From now on in this essay, I will call the 'Covid corridor' Europia, analogous to Brasilia, or Washington DC, or Canberra ACT. Europia is the implicit federal district of the European Union, a project that logically progresses to a United States of Europe. It includes: Strasbourg, the home of the European Parliament; Brussels, the principal bureaucratic centre for the European Union; Luxembourg, the home site of ten core EU institutions; and Maastricht, where the key Treaty of Maastricht was signed.
Europia is the (unofficial) federal capital of the European Union.

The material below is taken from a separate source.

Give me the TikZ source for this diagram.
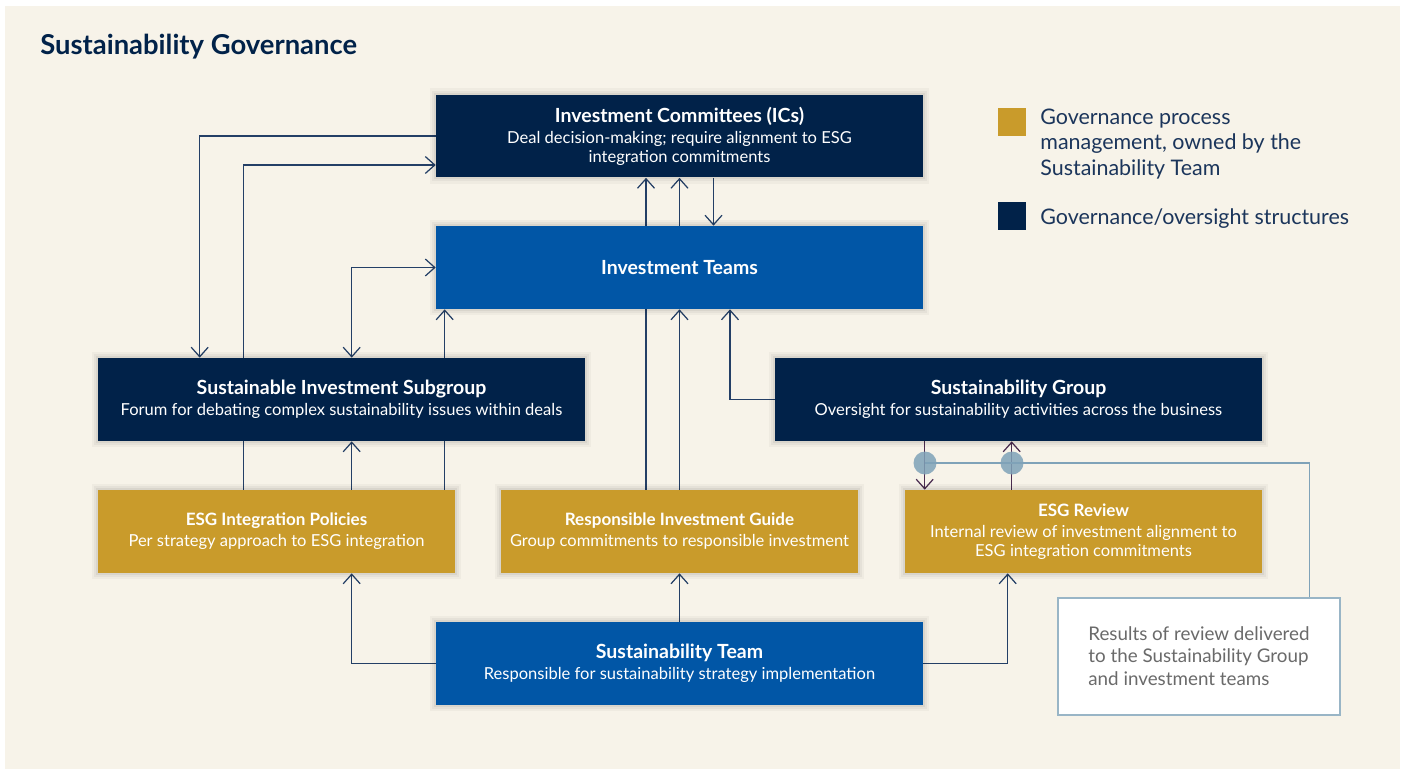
\documentclass[tikz,border=0pt]{standalone}
\usepackage{fontspec}
\setmainfont{Lato}
\usetikzlibrary{arrows.meta,calc,positioning}
\definecolor{navy}{HTML}{012249}
\definecolor{azure}{HTML}{0156A6}
\definecolor{gold}{HTML}{C99B2B}
\definecolor{cream}{HTML}{F7F3E9}
\definecolor{wire}{HTML}{243F66}
\definecolor{plum}{HTML}{4A2C50}
\definecolor{steel}{HTML}{7FA2B8}
\definecolor{ink}{HTML}{1B355B}
\definecolor{notegray}{HTML}{6A6A6A}
\pgfdeclarelayer{wires}
\pgfsetlayers{wires,main}
\newcommand\boxhead[1]{{\fontsize{11.1}{12}\selectfont\bfseries #1}}
\newcommand\prochead[1]{{\fontsize{9.7}{12}\selectfont\bfseries #1}}

\begin{document}
\begin{tikzpicture}[x=0.02cm,y=-0.02cm,
    box/.style={rectangle, text=white, align=center, inner sep=0pt,
      minimum height=1.66cm, font=\fontsize{9.4}{10.8}\selectfont,
      preaction={draw=black, draw opacity=0.03, line width=7pt},
      preaction={draw=black, draw opacity=0.04, line width=4.5pt},
      preaction={draw=black, draw opacity=0.05, line width=2pt}},
    wide/.style={box, minimum width=9.74cm},
    narrow/.style={box, minimum width=7.14cm},
    arr/.style={draw=wire, line width=0.7pt, -{Straight Barb[length=1.9mm,width=3.4mm]}},
    dbl/.style={arr, {Straight Barb[length=1.9mm,width=3.4mm]}-{Straight Barb[length=1.9mm,width=3.4mm]}},
    feed/.style={draw=steel, line width=0.6pt},
    dot/.style={circle, fill=steel, fill opacity=0.85, minimum size=0.46cm, inner sep=0pt},
    swatch/.style={rectangle, minimum size=0.56cm, inner sep=0pt}]
  \useasboundingbox (0,0) rectangle (1405,774);

  % title
  \node[anchor=west, text=navy, font=\fontsize{15.6}{18}\selectfont\bfseries, inner sep=0pt] (title) at (40,47) {Sustainability Governance};

  % top row
  \node[wide, fill=navy] (ics) at (679.5,136) {\boxhead{Investment Committees (ICs)}\\[1.2pt]
    Deal decision-making; require alignment to ESG\\ integration commitments};
  \node[wide, fill=azure] (teams) at (679.5,267.5) {\boxhead{Investment Teams}};

  % oversight structures
  \node[wide, fill=navy] (sis) at (341.5,399.5) {\boxhead{Sustainable Investment Subgroup}\\[1.2pt]
    Forum for debating complex sustainability issues within deals};
  \node[wide, fill=navy] (sgroup) at (1018.5,399.5) {\boxhead{Sustainability Group}\\[1.2pt]
    Oversight for sustainability activities across the business};

  % process management
  \node[narrow, fill=gold] (policies) at (276.5,531.5) {\prochead{ESG Integration Policies}\\[1.2pt]
    Per strategy approach to ESG integration};
  \node[narrow, fill=gold] (guide) at (679.5,531.5) {\prochead{Responsible Investment Guide}\\[1.2pt]
    Group commitments to responsible investment};
  \node[narrow, fill=gold] (review) at (1083.5,531.5) {\prochead{ESG Review}\\[1.2pt]
    Internal review of investment alignment to\\ ESG integration commitments};

  % bottom
  \node[wide, fill=azure] (steam) at (679.5,663.5) {\boxhead{Sustainability Team}\\[1.2pt]
    Responsible for sustainability strategy implementation};

  % note box
  \node[rectangle, draw=steel!80, line width=0.9pt, fill=white, minimum width=5.64cm, minimum height=2.34cm] (note) at (1199,656.5) {};
  \node[anchor=west, align=left, text=notegray, font=\fontsize{10.7}{13}\selectfont, inner sep=0pt] (notetext) at (1088,656) {Results of review delivered\\ to the Sustainability Group\\ and investment teams};

  % legend
  \node[swatch, fill=gold] (keygold) at (1012,122) {};
  \node[anchor=west, align=left, text=ink, font=\fontsize{12.2}{14.7}\selectfont, inner sep=0pt] (keygoldtext) at (1040,144) {Governance process\\ management, owned by the\\ Sustainability Team};
  \node[swatch, fill=navy] (keynavy) at (1012,216) {};
  \node[anchor=west, text=ink, font=\fontsize{12.2}{14.7}\selectfont, inner sep=0pt] (keynavytext) at (1040,219) {Governance/oversight structures};

  % review hand-off points
  \node[dot] (c1) at (925,463) {};
  \node[dot] (c2) at (1012,463) {};

  \begin{pgfonlayer}{wires}
    \fill[white] (0,0) rectangle (1405,774);
    \fill[cream] (5,6) rectangle (1400,769);
    % ICs, subgroup and policies
    \draw[arr] (ics.west) -| ($(sis.north west)+(102,0)$);
    \draw[arr] ($(policies.north west)+(146,0)$) |- ($(ics.west)+(0,29)$);
    \draw[dbl] (teams.west) -| ($(sis.north west)+(254,0)$);
    \draw[arr] ($(policies.north west)+(347,0)$) coordinate (p) -- (p |- teams.south);
    \draw[arr] ($(policies.north west)+(254,0)$) coordinate (p) -- (p |- sis.south);
    % guide, teams and ICs
    \draw[arr] ($(guide.north)+(-33.5,0)$) coordinate (p) -- (p |- ics.south);
    \draw[arr] (guide.north) -- (teams.south);
    \draw[arr] (teams.north) -- (ics.south);
    \draw[arr] ($(ics.south)+(34,0)$) coordinate (p) -- (p |- teams.north);
    \draw[arr] (sgroup.west) -| ($(teams.south)+(50.5,0)$);
    % review loop
    \draw[arr, draw=plum] ($(sgroup.south west)+(150,0)$) coordinate (p) -- (p |- review.north);
    \draw[arr, draw=plum] ($(review.north west)+(107,0)$) coordinate (p) -- (p |- sgroup.south);
    \draw[feed] (c1.center) -| ($(note.north west)+(252,0)$);
    % sustainability team
    \draw[arr] (steam.west) -| ($(policies.south west)+(254,0)$);
    \draw[arr] (steam.north) -- (guide.south);
    \draw[arr] (steam.east) -| ($(review.south west)+(103,0)$);
  \end{pgfonlayer}
\end{tikzpicture}
\end{document}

The only conclusion from a careful evaluation of the available maps is that the principal transmission vehicle for Covid19 in Northwest Europe is the EU Eurocracy itself. Not only has the European Union performed worse than the federal government of the United States in providing policies that can protect its people – the personnel of the EU government institutions appear to have been the main transmission vector of Covid19 in Europe. The facts, however, are hard to ascertain because regional statistics are subsumed by the statistics of EU's individual member nations; we need good regional analyses of the European Union as a whole.
Switzerland and the United Nations
The earliest substantial outbreaks of Covid19 in Southern Europe seem to have been in and near the financial centres, tax shelters and other jetsetter destinations of Southern Europe, and may have come from China via the gambling centre of Macau. The city of Milan became Europe's Wuhan.
In Switzerland, Covid19 first came to its financial centres in the north, and its ski resorts in the south and east. As at 6 March, 21 percent of Covid19 known cases were in Switzerland's French-speaking cantons of Geneva, Vaud and Valais. By April 15 that had increased to 41 percent. Adding in the Italian-speaking canton of Ticino, we get 52 percent. This means that the other (mainly German-speaking) 22 cantons – including the urban centres of Zurich, Basel and Bern – now have less than half of all known cases.
So, in April, the Covid19 epidemic in Switzerland is centred on Geneva, home to the United Nations and therefore to another set of trans-national bureaucrats. As in the case of Europia, the Geneva outbreak occurred mainly in the last two weeks of March, a month after the Italian outbreak. It seems that United Nations workers themselves – like the Eurocrats further north – have been a major vector for the transmission of Covid19 in this pandemic.
Europia
By the third week of March, the hotbeds of Covid19 transmission appear to have been the very centres the world was looking to, to address the problem.
For most of the world's citizenry, we have been forced to address the problem by doing less. By in large, that has worked. However, a select group of people – people associated with institutions of governance in Europe – were busily addressing the problem by doing more. That has not worked. The virus is spread though the bureaucratic preponderance to hold workplace meetings. It has spread in office environments and social spaces that are much like spaces in cruise ships. In conducive environments, viruses work an order of magnitude faster than middle managers.
Once the virus hit the offices and restaurants of Milan, its principal transmission vector appears to have become the busyness of officials (and their technical advisers), not the busyness of business.
I have paid for Covid19 by missing out on a trip to South America. So many other people – especially in Europe – have paid a very much greater price.